I like this, and I'm going to implement it. Pavel is right and the way UUID is set for modules without build-id is kinda strange, but changing it seems like a big and risky change.
Actually "target symbols add" already has logic that if UUID doesn't match it solely uses filenames to match debug symbols, so being able to separately set name for both executable and debug modules seems very logical.

One other idea if we go with the UUID::Type solution: if we have UUIDs that are different, we could ask the ObjectFile (ObjectFileELF) to see if it thinks the files go together. Not sure if there is anything in the ELF file that would allow us to do that.
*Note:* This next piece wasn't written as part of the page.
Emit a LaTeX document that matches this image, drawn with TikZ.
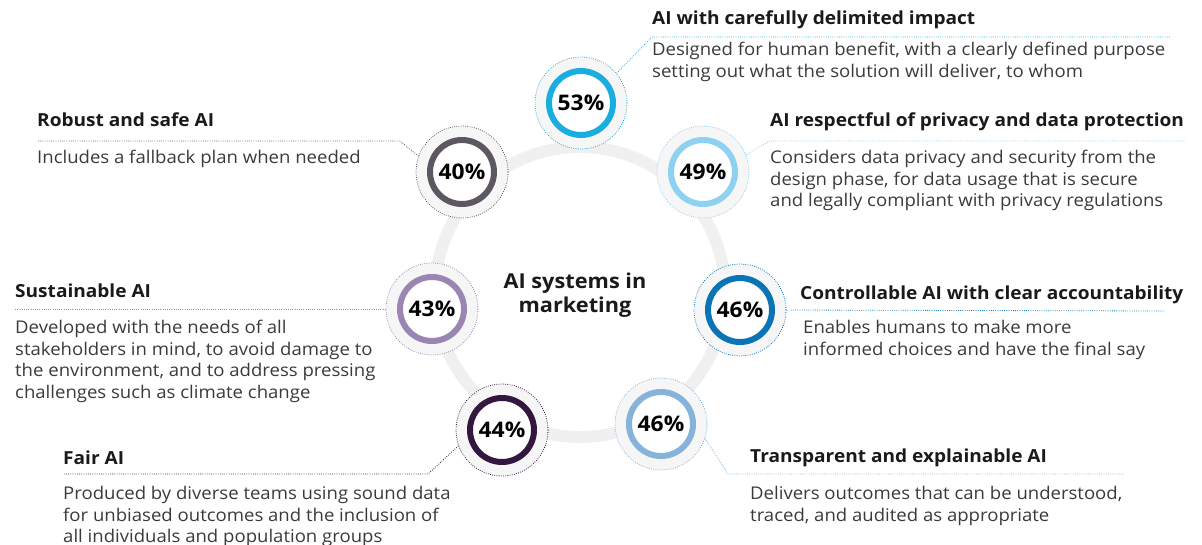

In Mach-O we have all definitions for the .text and .data sections, just not the bytes. So it would be easy to compare the file address and file sizes of the sections that are in both to see if they match. Something like:

bool ObjectFile::FilesAreRelated(ObjectFile &rhs);

In Mach-O it could run through the segments and compare the ones in common to ensure things match.

eugene updated this revision to Diff 107628.Jul 20 2017, 8:05 PM
eugene edited edge metadata.
eugene retitled this revision from Extend 'target symbols add' to load symbols from a given file by UUID. to Extend 'target symbols add' to set symbol file for a given module.
eugene edited the summary of this revision. (Show Details)

Found a way to implement what I need much easily and switched to using file names instead of UUID.

Please take another look.

eugene marked an inline comment as done.Jul 20 2017, 8:06 PM
clayborg requested changes to this revision.Jul 21 2017, 9:11 AM

Looks fine, just add an error that checks that when the --file options is used, that only one argument (symbol file) is specified.

source/Commands/CommandObjectTarget.cpp
4302–4305 ↗(On Diff #107628)

We should verify that if the file option is set, then there is only one symbol file argument as it wouldn't make sense to do:

(lldb) target symbols add -- file a.out a.out.symbols b.out.symbols
This revision now requires changes to proceed.Jul 21 2017, 9:11 AM
eugene updated this revision to Diff 107725.Jul 21 2017, 3:18 PM
eugene edited edge metadata.

Added error message when more than one symbol file is provided.

eugene marked an inline comment as done.Jul 21 2017, 3:18 PM

Greg, are you with me checking this in?

Greg, are you with me checking this in?

Sure thing

clayborg accepted this revision.Jul 24 2017, 2:52 PM
This revision was automatically updated to reflect the committed changes.